Качкаров засунул камчу за пояс и, подобострастно улыбаясь, подошел к нам. Я сделал вид, что не заметил его протянутой руки, и, дав шпоры коню, переехал мост. Все во мне кипело. Я не мог поверить, что этот негодяй занимает пост заместителя председателя окружного ревкома. Через несколько месяцев Качкаров убежал в пески, открыто перейдя к басмачам.
Ташауз стоял у границы песков. За арыком на нас пахнуло горячим воздухом пустыни. Она лежала совсем рядом, мертвая и огромная. К горизонту уходили желтые барханы.
Я не сообщил командованию, что выехал в полк, хотя между Хивой и Ташаузом была телефонная связь. Однако о моем прибытии все же узнали, и у ворот кре-пости меня встретили Ежов, Гришкялис и Петрищев.
Петрищев подъехал ко мне и, оттирая моего коня в сторону, начал вполголоса рассказывать мне, как ведут себя жены командиров, какие и с кем изменяют мужьям, кто из командиров и когда был замечен пьяным и т. д.

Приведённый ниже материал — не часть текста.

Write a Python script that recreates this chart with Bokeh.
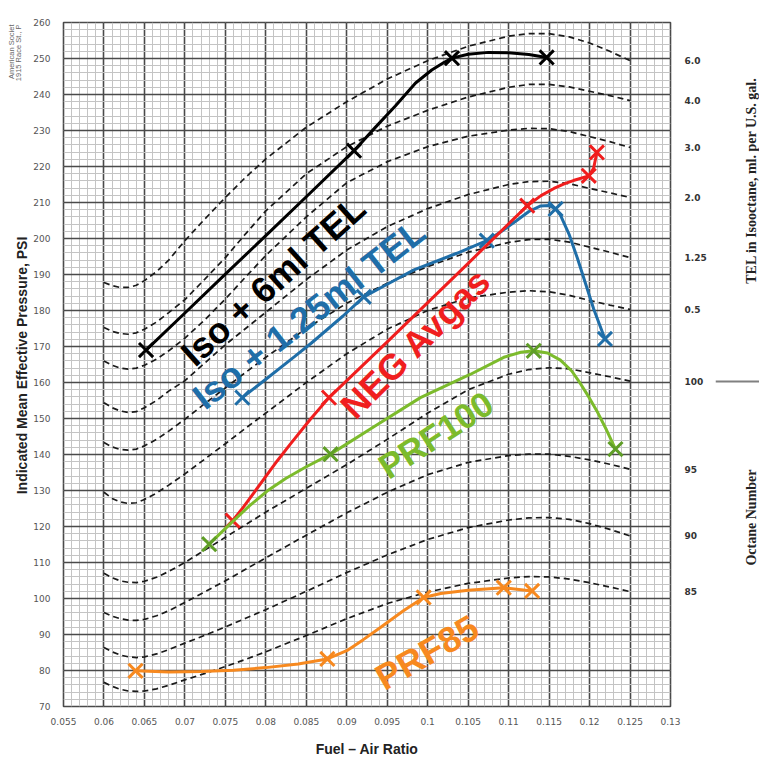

— А о Качкарове что вы можете сказать? О Ходжа-Мухамедове? Об их связях? — прервал я его.
Петрищев опешил.
— А что о них говорить? Ходжа-Мухамедов — коммунист, председатель окружного ревкома, а Качкаров его заместитель…
Говорить с Петрищевым больше было не о чем. Слезая с коня и передавая повод своему ординарцу, я думал о том, что не такой нужен здесь уполномоченный особого отдела.
У входа в штаб нас встретил молодой командир с четырьмя кубиками на синих петлицах.
— Помощник начальника штаба полка Севрюгов… — представился он.
Я внимательно разглядывал коренастую подтянутую фигуру молодого командира, о котором рассказывал мне Четвертаков. Севрюгов был невысокого роста, но, видимо, очень сильный физически. Характерная, немного неуклюжая походка выдавала природного кавалериста. Встретив ответный взгляд его умных и по-мальчишески живых глаз, я сказал:
— Вот вы какой, товарищ Севрюгов…
Мое замечание, очевидно, удивило его и обеспокоило. Он вопросительно взглянул на командира полка Ежова, как бы спрашивая: «Откуда он меня знает? Не вы ли обо мне рассказали?» Я не торопился рассеять его недоумение и нарочито строго приказал явиться ко мне вечером.
Командир полка Ежов дал молодому командиру самую лучшую характеристику.